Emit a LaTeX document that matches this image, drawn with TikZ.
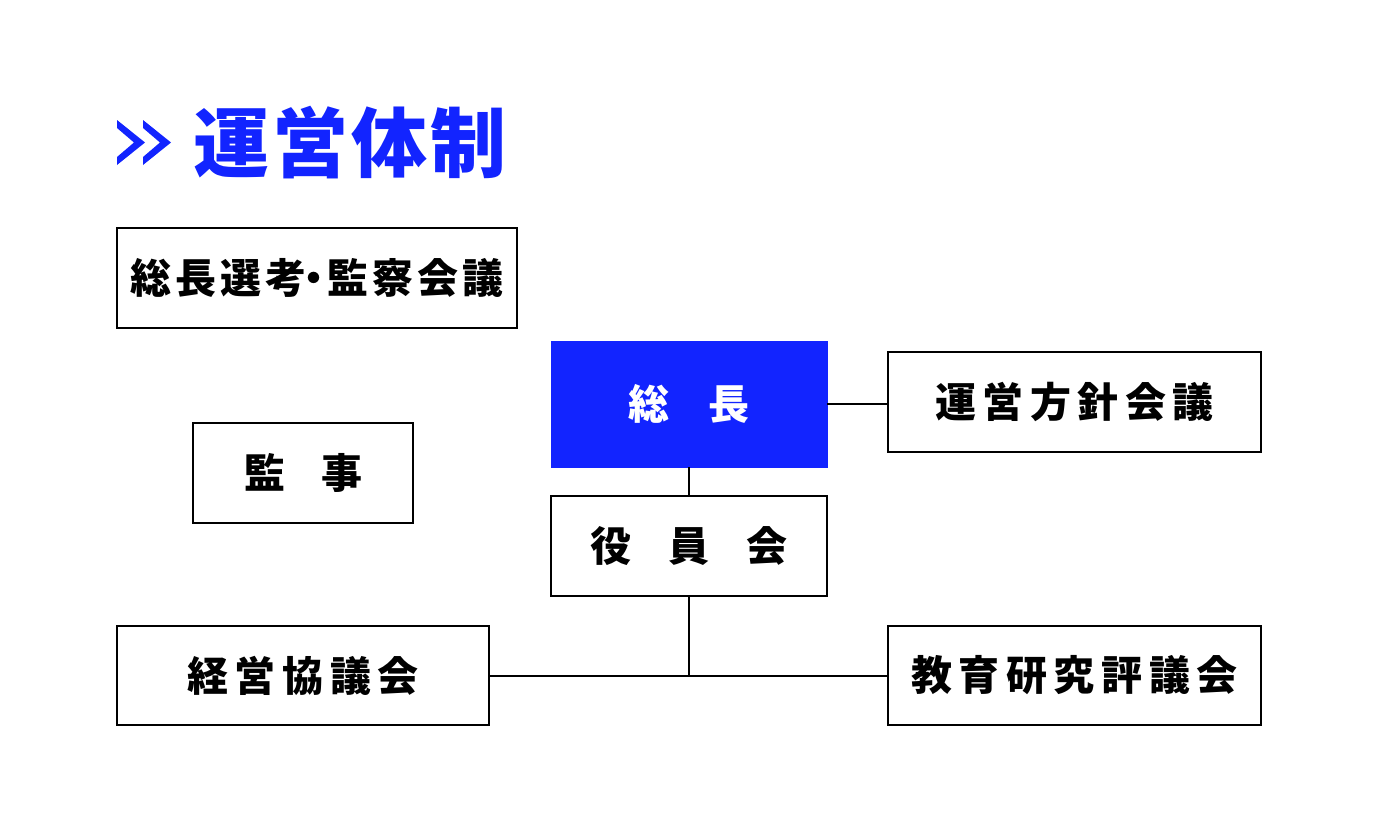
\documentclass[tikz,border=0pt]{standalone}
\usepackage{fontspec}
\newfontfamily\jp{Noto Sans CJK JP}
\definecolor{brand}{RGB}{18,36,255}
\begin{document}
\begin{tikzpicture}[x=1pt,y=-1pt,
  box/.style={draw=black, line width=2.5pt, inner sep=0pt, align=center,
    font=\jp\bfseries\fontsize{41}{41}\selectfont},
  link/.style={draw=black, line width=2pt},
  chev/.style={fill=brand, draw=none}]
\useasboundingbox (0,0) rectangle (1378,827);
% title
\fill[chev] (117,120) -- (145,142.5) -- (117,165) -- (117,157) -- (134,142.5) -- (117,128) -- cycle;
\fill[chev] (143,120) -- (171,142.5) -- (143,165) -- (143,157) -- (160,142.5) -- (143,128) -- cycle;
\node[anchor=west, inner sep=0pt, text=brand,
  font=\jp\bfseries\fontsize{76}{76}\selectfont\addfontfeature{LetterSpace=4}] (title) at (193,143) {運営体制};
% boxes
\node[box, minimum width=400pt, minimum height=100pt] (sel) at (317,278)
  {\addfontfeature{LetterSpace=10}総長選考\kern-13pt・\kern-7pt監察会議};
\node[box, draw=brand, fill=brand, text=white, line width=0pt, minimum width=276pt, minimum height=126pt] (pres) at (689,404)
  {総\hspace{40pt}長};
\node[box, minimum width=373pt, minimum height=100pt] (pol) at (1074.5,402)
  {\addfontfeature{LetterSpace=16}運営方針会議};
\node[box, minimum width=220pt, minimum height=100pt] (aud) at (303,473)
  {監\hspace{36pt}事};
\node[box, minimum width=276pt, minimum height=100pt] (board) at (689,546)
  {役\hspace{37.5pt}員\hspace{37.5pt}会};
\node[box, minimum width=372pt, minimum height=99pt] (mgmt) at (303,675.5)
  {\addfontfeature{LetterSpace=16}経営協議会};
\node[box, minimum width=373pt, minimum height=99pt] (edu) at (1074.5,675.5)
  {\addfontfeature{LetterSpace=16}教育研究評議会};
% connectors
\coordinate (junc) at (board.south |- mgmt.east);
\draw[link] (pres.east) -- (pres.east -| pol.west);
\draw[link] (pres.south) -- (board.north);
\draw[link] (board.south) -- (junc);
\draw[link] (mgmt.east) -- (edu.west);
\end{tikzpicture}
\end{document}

**GOAL OF THE EXERCISE**: Images in the data above are to be skipped. Retype all other material exactly.

**TASK RESULT**:
Emit a LaTeX document that matches this image, drawn with TikZ.
\documentclass[tikz,border=0pt]{standalone}
\usepackage{fontspec}
\newfontfamily\jp{Noto Sans CJK JP}
\definecolor{brand}{RGB}{18,36,255}
\begin{document}
\begin{tikzpicture}[x=1pt,y=-1pt,
  box/.style={draw=black, line width=2.5pt, inner sep=0pt, align=center,
    font=\jp\bfseries\fontsize{41}{41}\selectfont},
  link/.style={draw=black, line width=2pt},
  chev/.style={fill=brand, draw=none}]
\useasboundingbox (0,0) rectangle (1378,827);
% title
\fill[chev] (117,120) -- (145,142.5) -- (117,165) -- (117,157) -- (134,142.5) -- (117,128) -- cycle;
\fill[chev] (143,120) -- (171,142.5) -- (143,165) -- (143,157) -- (160,142.5) -- (143,128) -- cycle;
\node[anchor=west, inner sep=0pt, text=brand,
  font=\jp\bfseries\fontsize{76}{76}\selectfont\addfontfeature{LetterSpace=4}] (title) at (193,143) {運営体制};
% boxes
\node[box, minimum width=400pt, minimum height=100pt] (sel) at (317,278)
  {\addfontfeature{LetterSpace=10}総長選考\kern-13pt・\kern-7pt監察会議};
\node[box, draw=brand, fill=brand, text=white, line width=0pt, minimum width=276pt, minimum height=126pt] (pres) at (689,404)
  {総\hspace{40pt}長};
\node[box, minimum width=373pt, minimum height=100pt] (pol) at (1074.5,402)
  {\addfontfeature{LetterSpace=16}運営方針会議};
\node[box, minimum width=220pt, minimum height=100pt] (aud) at (303,473)
  {監\hspace{36pt}事};
\node[box, minimum width=276pt, minimum height=100pt] (board) at (689,546)
  {役\hspace{37.5pt}員\hspace{37.5pt}会};
\node[box, minimum width=372pt, minimum height=99pt] (mgmt) at (303,675.5)
  {\addfontfeature{LetterSpace=16}経営協議会};
\node[box, minimum width=373pt, minimum height=99pt] (edu) at (1074.5,675.5)
  {\addfontfeature{LetterSpace=16}教育研究評議会};
% connectors
\coordinate (junc) at (board.south |- mgmt.east);
\draw[link] (pres.east) -- (pres.east -| pol.west);
\draw[link] (pres.south) -- (board.north);
\draw[link] (board.south) -- (junc);
\draw[link] (mgmt.east) -- (edu.west);
\end{tikzpicture}
\end{document}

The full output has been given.